=== PROBLEM ===
Omit all pictures, then retype the data exactly as given.

»»

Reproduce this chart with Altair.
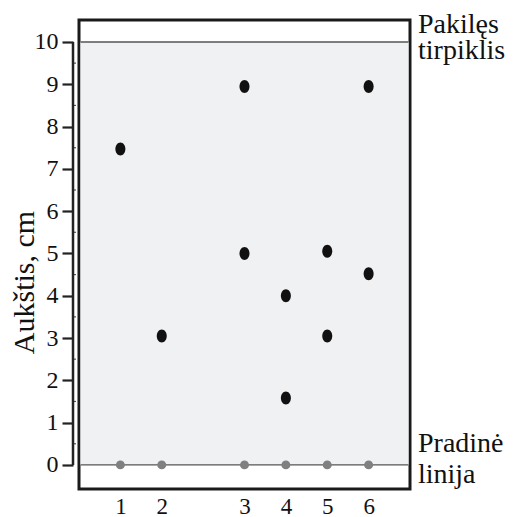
import altair as alt
import pandas as pd

# ---- data ----
spot_lane = [1, 2, 3, 3, 4, 4, 5, 5, 6, 6]
spot_height = [7.47, 3.05, 8.95, 5.0, 4.0, 1.58, 5.05, 3.05, 8.95, 4.52]
start_lane = [1, 2, 3, 4, 5, 6]
start_height = [0, 0, 0, 0, 0, 0]
y_ticks = [0, 1, 2, 3, 4, 5, 6, 7, 8, 9, 10]
y_minor = [0.5, 1.5, 2.5, 3.5, 4.5, 5.5, 6.5, 7.5, 8.5, 9.5]
solvent_front = 10
baseline_level = 0

W, H = 331, 469
FONT = "'Liberation Serif', 'Times New Roman', Times, serif"
POS = "datum.lane >= 3 ? datum.lane + 1 : datum.lane"

spots = pd.DataFrame({"lane": spot_lane, "h": spot_height})
starts = pd.DataFrame({"lane": start_lane, "h": start_height})
minor = pd.DataFrame({"v": y_minor})

xscale = alt.Scale(domain=[0, 8], nice=False, zero=False)
yscale = alt.Scale(domain=[-0.57, 10.52], nice=False, zero=False)

xaxis = alt.Axis(values=[1, 2, 4, 5, 6, 7], ticks=False, domain=False, grid=False,
                 labelExpr="datum.value < 3 ? datum.value : datum.value - 1",
                 labelFont=FONT, labelFontSize=23, labelColor="#111",
                 labelPadding=6, title=None)
yaxis = alt.Axis(values=y_ticks, domain=False, grid=False, offset=6,
                 tickSize=11, tickWidth=2.2, tickColor="#222",
                 labelFont=FONT, labelFontSize=24, labelColor="#111", labelPadding=4,
                 title="Aukštis, cm", titleFont=FONT, titleFontSize=30,
                 titleFontWeight="normal", titleColor="#111", titleAngle=270,
                 titleAlign="center", titleBaseline="middle",
                 titleX=-49, titleY=262)

band = alt.Chart(pd.DataFrame({"a": [0]})).mark_rect(color="#f0f1f3").encode(
    x=alt.value(1.5), x2=alt.value(W - 1.5),
    y=alt.Y(datum=baseline_level, scale=yscale, axis=yaxis),
    y2=alt.datum(solvent_front))

lines = alt.Chart(pd.DataFrame({"v": [baseline_level, solvent_front]})).mark_rule(
    color="#555", strokeWidth=1.4).encode(
    x=alt.value(1.5), x2=alt.value(W - 1.5),
    y=alt.Y("v:Q", scale=yscale))

axis_line = alt.Chart(pd.DataFrame({"a": [0]})).mark_rule(color="#222", strokeWidth=2.5).encode(
    x=alt.value(-6), y=alt.datum(0), y2=alt.datum(10))

minor_ticks = alt.Chart(minor).mark_rule(color="#555", strokeWidth=1.2).encode(
    x=alt.value(-6), x2=alt.value(-3), y=alt.Y("v:Q", scale=yscale))

start_pts = alt.Chart(starts).transform_calculate(pos=POS).mark_point(
    shape="circle", filled=True, size=80, color="#808080", opacity=1).encode(
    x=alt.X("pos:Q", scale=xscale, axis=xaxis),
    y=alt.Y("h:Q", scale=yscale))

ellipse = "M -0.77,0 A 0.77,1 0 1,0 0.77,0 A 0.77,1 0 1,0 -0.77,0 Z"
spot_pts = alt.Chart(spots).transform_calculate(pos=POS).mark_point(
    shape=ellipse, filled=True, size=169, color="#111", opacity=1).encode(
    x=alt.X("pos:Q", scale=xscale),
    y=alt.Y("h:Q", scale=yscale))

def label(txt, level, dy):
    return alt.Chart(pd.DataFrame({"t": [txt]})).mark_text(
        align="left", baseline="alphabetic", font=FONT, fontSize=28,
        color="#111", dy=dy).encode(
        x=alt.value(W + 8), y=alt.datum(level), text="t:N")

texts = (label("Pakilęs", solvent_front, -9) + label("tirpiklis", solvent_front, 17) +
         label("Pradinė", baseline_level, -13) + label("linija", baseline_level, 18))

chart = alt.layer(band, lines, minor_ticks, axis_line, start_pts, spot_pts, texts).properties(
    width=W, height=H,
    autosize=alt.AutoSizeParams(type="none"),
    padding={"left": 71, "top": 12, "right": 101, "bottom": 30},
    background="white",
).configure_view(stroke="#1a1a1a", strokeWidth=3)

chart.save("out.html", embed_options={"renderer": "svg", "actions": False})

««

=== EXERCISE OUTPUT ===
Reproduce this chart with Altair.
import altair as alt
import pandas as pd

# ---- data ----
spot_lane = [1, 2, 3, 3, 4, 4, 5, 5, 6, 6]
spot_height = [7.47, 3.05, 8.95, 5.0, 4.0, 1.58, 5.05, 3.05, 8.95, 4.52]
start_lane = [1, 2, 3, 4, 5, 6]
start_height = [0, 0, 0, 0, 0, 0]
y_ticks = [0, 1, 2, 3, 4, 5, 6, 7, 8, 9, 10]
y_minor = [0.5, 1.5, 2.5, 3.5, 4.5, 5.5, 6.5, 7.5, 8.5, 9.5]
solvent_front = 10
baseline_level = 0

W, H = 331, 469
FONT = "'Liberation Serif', 'Times New Roman', Times, serif"
POS = "datum.lane >= 3 ? datum.lane + 1 : datum.lane"

spots = pd.DataFrame({"lane": spot_lane, "h": spot_height})
starts = pd.DataFrame({"lane": start_lane, "h": start_height})
minor = pd.DataFrame({"v": y_minor})

xscale = alt.Scale(domain=[0, 8], nice=False, zero=False)
yscale = alt.Scale(domain=[-0.57, 10.52], nice=False, zero=False)

xaxis = alt.Axis(values=[1, 2, 4, 5, 6, 7], ticks=False, domain=False, grid=False,
                 labelExpr="datum.value < 3 ? datum.value : datum.value - 1",
                 labelFont=FONT, labelFontSize=23, labelColor="#111",
                 labelPadding=6, title=None)
yaxis = alt.Axis(values=y_ticks, domain=False, grid=False, offset=6,
                 tickSize=11, tickWidth=2.2, tickColor="#222",
                 labelFont=FONT, labelFontSize=24, labelColor="#111", labelPadding=4,
                 title="Aukštis, cm", titleFont=FONT, titleFontSize=30,
                 titleFontWeight="normal", titleColor="#111", titleAngle=270,
                 titleAlign="center", titleBaseline="middle",
                 titleX=-49, titleY=262)

band = alt.Chart(pd.DataFrame({"a": [0]})).mark_rect(color="#f0f1f3").encode(
    x=alt.value(1.5), x2=alt.value(W - 1.5),
    y=alt.Y(datum=baseline_level, scale=yscale, axis=yaxis),
    y2=alt.datum(solvent_front))

lines = alt.Chart(pd.DataFrame({"v": [baseline_level, solvent_front]})).mark_rule(
    color="#555", strokeWidth=1.4).encode(
    x=alt.value(1.5), x2=alt.value(W - 1.5),
    y=alt.Y("v:Q", scale=yscale))

axis_line = alt.Chart(pd.DataFrame({"a": [0]})).mark_rule(color="#222", strokeWidth=2.5).encode(
    x=alt.value(-6), y=alt.datum(0), y2=alt.datum(10))

minor_ticks = alt.Chart(minor).mark_rule(color="#555", strokeWidth=1.2).encode(
    x=alt.value(-6), x2=alt.value(-3), y=alt.Y("v:Q", scale=yscale))

start_pts = alt.Chart(starts).transform_calculate(pos=POS).mark_point(
    shape="circle", filled=True, size=80, color="#808080", opacity=1).encode(
    x=alt.X("pos:Q", scale=xscale, axis=xaxis),
    y=alt.Y("h:Q", scale=yscale))

ellipse = "M -0.77,0 A 0.77,1 0 1,0 0.77,0 A 0.77,1 0 1,0 -0.77,0 Z"
spot_pts = alt.Chart(spots).transform_calculate(pos=POS).mark_point(
    shape=ellipse, filled=True, size=169, color="#111", opacity=1).encode(
    x=alt.X("pos:Q", scale=xscale),
    y=alt.Y("h:Q", scale=yscale))

def label(txt, level, dy):
    return alt.Chart(pd.DataFrame({"t": [txt]})).mark_text(
        align="left", baseline="alphabetic", font=FONT, fontSize=28,
        color="#111", dy=dy).encode(
        x=alt.value(W + 8), y=alt.datum(level), text="t:N")

texts = (label("Pakilęs", solvent_front, -9) + label("tirpiklis", solvent_front, 17) +
         label("Pradinė", baseline_level, -13) + label("linija", baseline_level, 18))

chart = alt.layer(band, lines, minor_ticks, axis_line, start_pts, spot_pts, texts).properties(
    width=W, height=H,
    autosize=alt.AutoSizeParams(type="none"),
    padding={"left": 71, "top": 12, "right": 101, "bottom": 30},
    background="white",
).configure_view(stroke="#1a1a1a", strokeWidth=3)

chart.save("out.html", embed_options={"renderer": "svg", "actions": False})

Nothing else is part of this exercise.